- DATA SHOWN -
====
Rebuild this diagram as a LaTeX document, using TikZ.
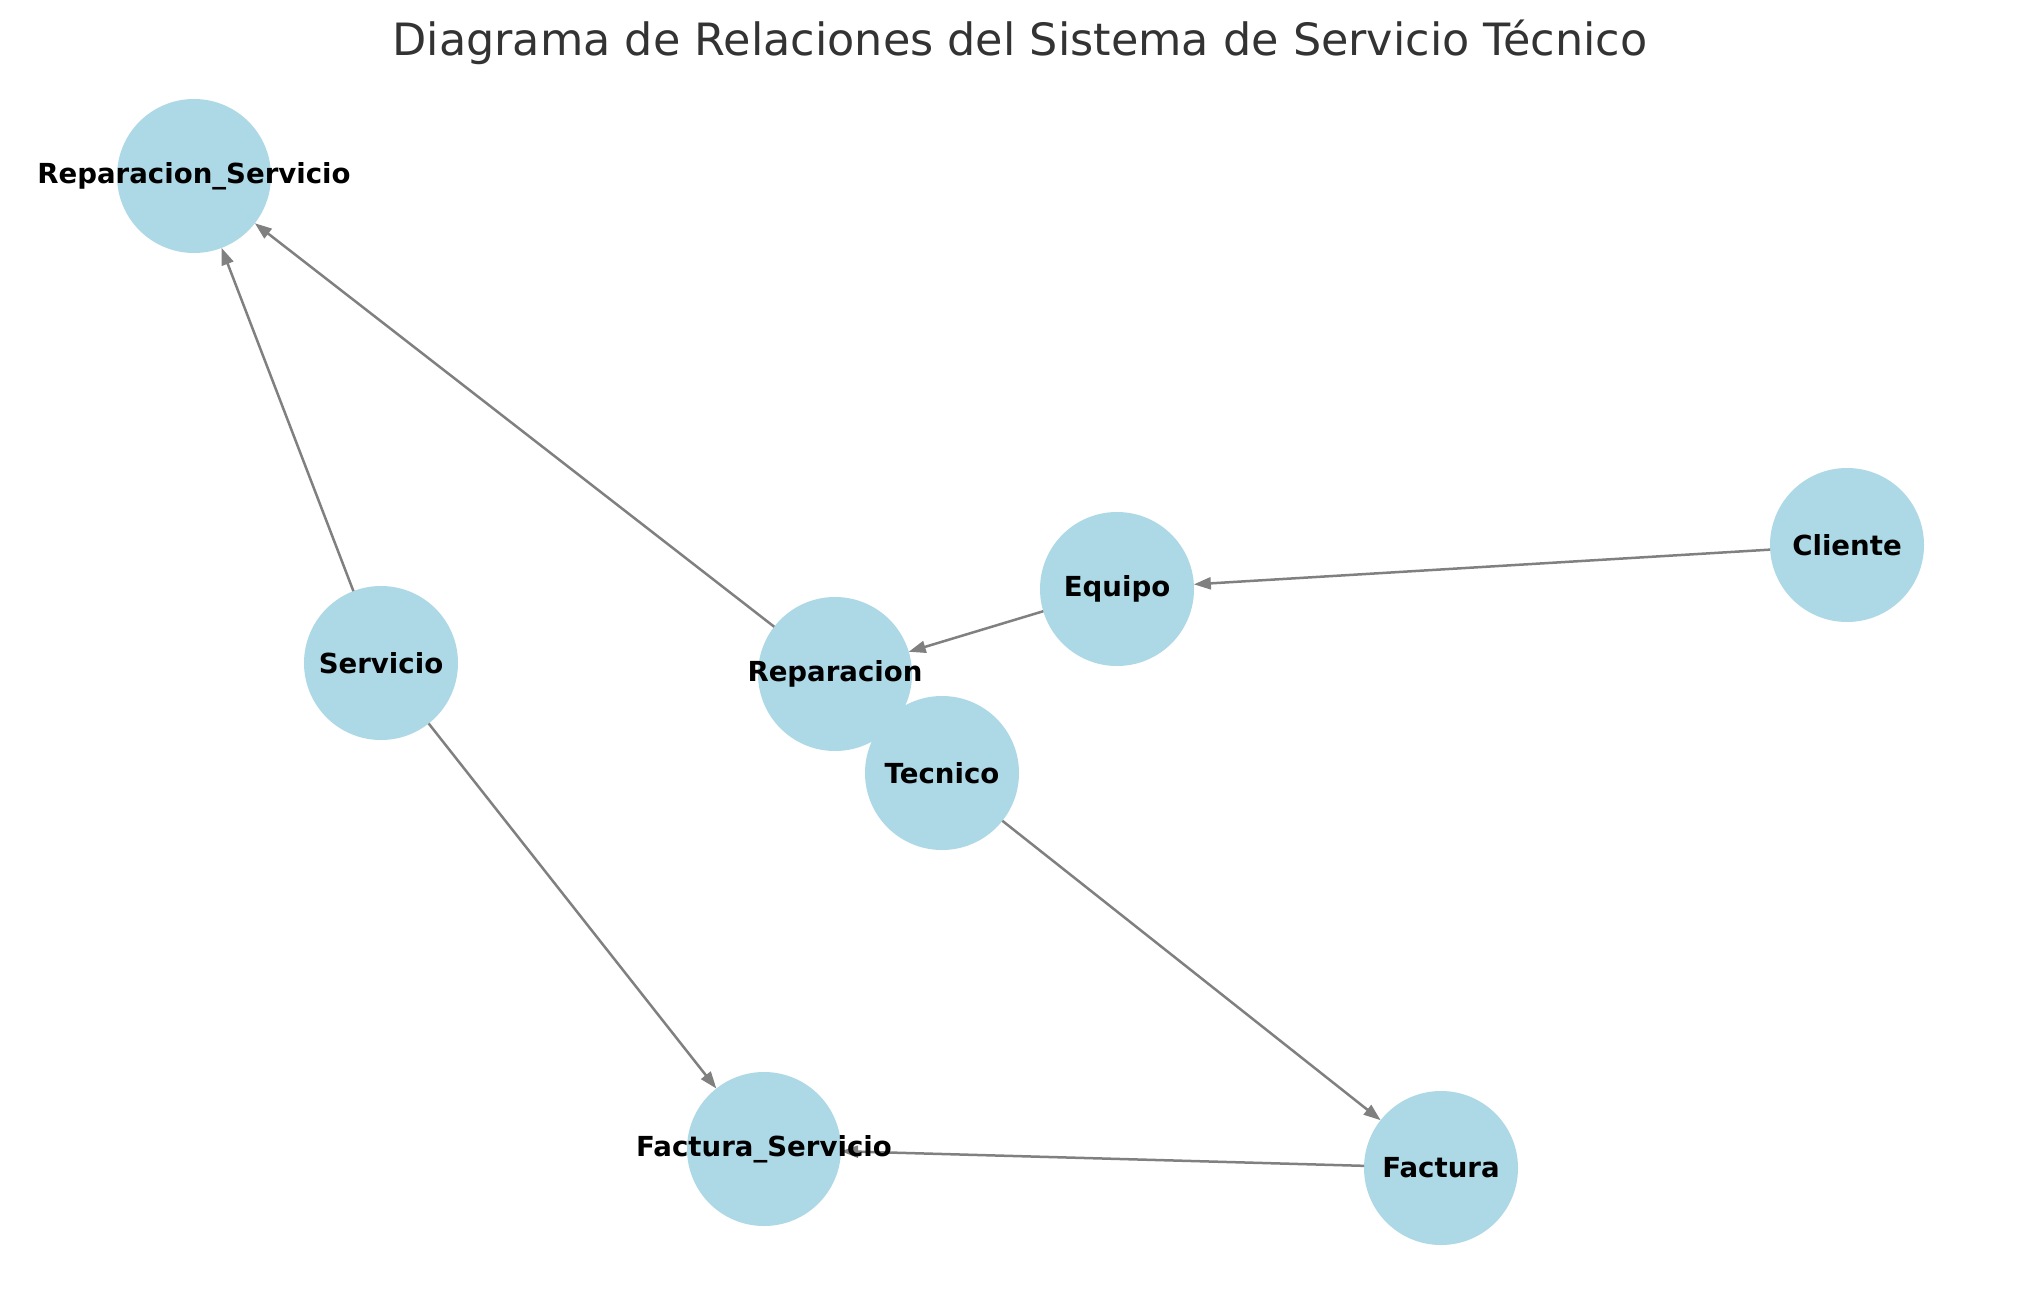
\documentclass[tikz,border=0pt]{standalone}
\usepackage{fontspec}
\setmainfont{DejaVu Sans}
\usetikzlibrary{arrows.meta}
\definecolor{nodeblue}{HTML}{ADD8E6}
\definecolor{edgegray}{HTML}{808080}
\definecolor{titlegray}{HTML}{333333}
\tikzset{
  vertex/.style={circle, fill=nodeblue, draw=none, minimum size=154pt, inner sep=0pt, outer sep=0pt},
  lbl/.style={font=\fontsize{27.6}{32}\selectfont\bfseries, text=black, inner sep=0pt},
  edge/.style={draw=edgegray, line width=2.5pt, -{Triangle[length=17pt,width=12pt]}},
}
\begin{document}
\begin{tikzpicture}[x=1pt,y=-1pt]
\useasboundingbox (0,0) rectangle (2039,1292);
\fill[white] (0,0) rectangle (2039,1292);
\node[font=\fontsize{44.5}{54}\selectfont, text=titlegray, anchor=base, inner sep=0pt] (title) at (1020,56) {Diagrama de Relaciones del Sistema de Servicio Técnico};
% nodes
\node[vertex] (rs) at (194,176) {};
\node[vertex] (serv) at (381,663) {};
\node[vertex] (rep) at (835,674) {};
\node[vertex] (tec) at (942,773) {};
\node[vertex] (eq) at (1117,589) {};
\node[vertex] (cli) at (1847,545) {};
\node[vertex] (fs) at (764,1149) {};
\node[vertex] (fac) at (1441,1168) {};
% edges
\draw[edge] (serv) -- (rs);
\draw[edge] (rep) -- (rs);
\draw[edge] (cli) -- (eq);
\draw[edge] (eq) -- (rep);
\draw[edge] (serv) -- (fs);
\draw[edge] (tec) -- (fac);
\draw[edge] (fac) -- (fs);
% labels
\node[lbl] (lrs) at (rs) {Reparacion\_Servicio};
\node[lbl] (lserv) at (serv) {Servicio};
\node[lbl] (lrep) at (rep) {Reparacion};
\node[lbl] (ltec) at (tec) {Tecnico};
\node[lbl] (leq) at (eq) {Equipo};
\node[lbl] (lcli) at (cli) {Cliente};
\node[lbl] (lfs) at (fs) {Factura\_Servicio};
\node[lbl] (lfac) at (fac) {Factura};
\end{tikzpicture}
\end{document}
====
Reproduce every line precisely as given, omitting all pictures.

- ANSWER -
Rebuild this diagram as a LaTeX document, using TikZ.
\documentclass[tikz,border=0pt]{standalone}
\usepackage{fontspec}
\setmainfont{DejaVu Sans}
\usetikzlibrary{arrows.meta}
\definecolor{nodeblue}{HTML}{ADD8E6}
\definecolor{edgegray}{HTML}{808080}
\definecolor{titlegray}{HTML}{333333}
\tikzset{
  vertex/.style={circle, fill=nodeblue, draw=none, minimum size=154pt, inner sep=0pt, outer sep=0pt},
  lbl/.style={font=\fontsize{27.6}{32}\selectfont\bfseries, text=black, inner sep=0pt},
  edge/.style={draw=edgegray, line width=2.5pt, -{Triangle[length=17pt,width=12pt]}},
}
\begin{document}
\begin{tikzpicture}[x=1pt,y=-1pt]
\useasboundingbox (0,0) rectangle (2039,1292);
\fill[white] (0,0) rectangle (2039,1292);
\node[font=\fontsize{44.5}{54}\selectfont, text=titlegray, anchor=base, inner sep=0pt] (title) at (1020,56) {Diagrama de Relaciones del Sistema de Servicio Técnico};
% nodes
\node[vertex] (rs) at (194,176) {};
\node[vertex] (serv) at (381,663) {};
\node[vertex] (rep) at (835,674) {};
\node[vertex] (tec) at (942,773) {};
\node[vertex] (eq) at (1117,589) {};
\node[vertex] (cli) at (1847,545) {};
\node[vertex] (fs) at (764,1149) {};
\node[vertex] (fac) at (1441,1168) {};
% edges
\draw[edge] (serv) -- (rs);
\draw[edge] (rep) -- (rs);
\draw[edge] (cli) -- (eq);
\draw[edge] (eq) -- (rep);
\draw[edge] (serv) -- (fs);
\draw[edge] (tec) -- (fac);
\draw[edge] (fac) -- (fs);
% labels
\node[lbl] (lrs) at (rs) {Reparacion\_Servicio};
\node[lbl] (lserv) at (serv) {Servicio};
\node[lbl] (lrep) at (rep) {Reparacion};
\node[lbl] (ltec) at (tec) {Tecnico};
\node[lbl] (leq) at (eq) {Equipo};
\node[lbl] (lcli) at (cli) {Cliente};
\node[lbl] (lfs) at (fs) {Factura\_Servicio};
\node[lbl] (lfac) at (fac) {Factura};
\end{tikzpicture}
\end{document}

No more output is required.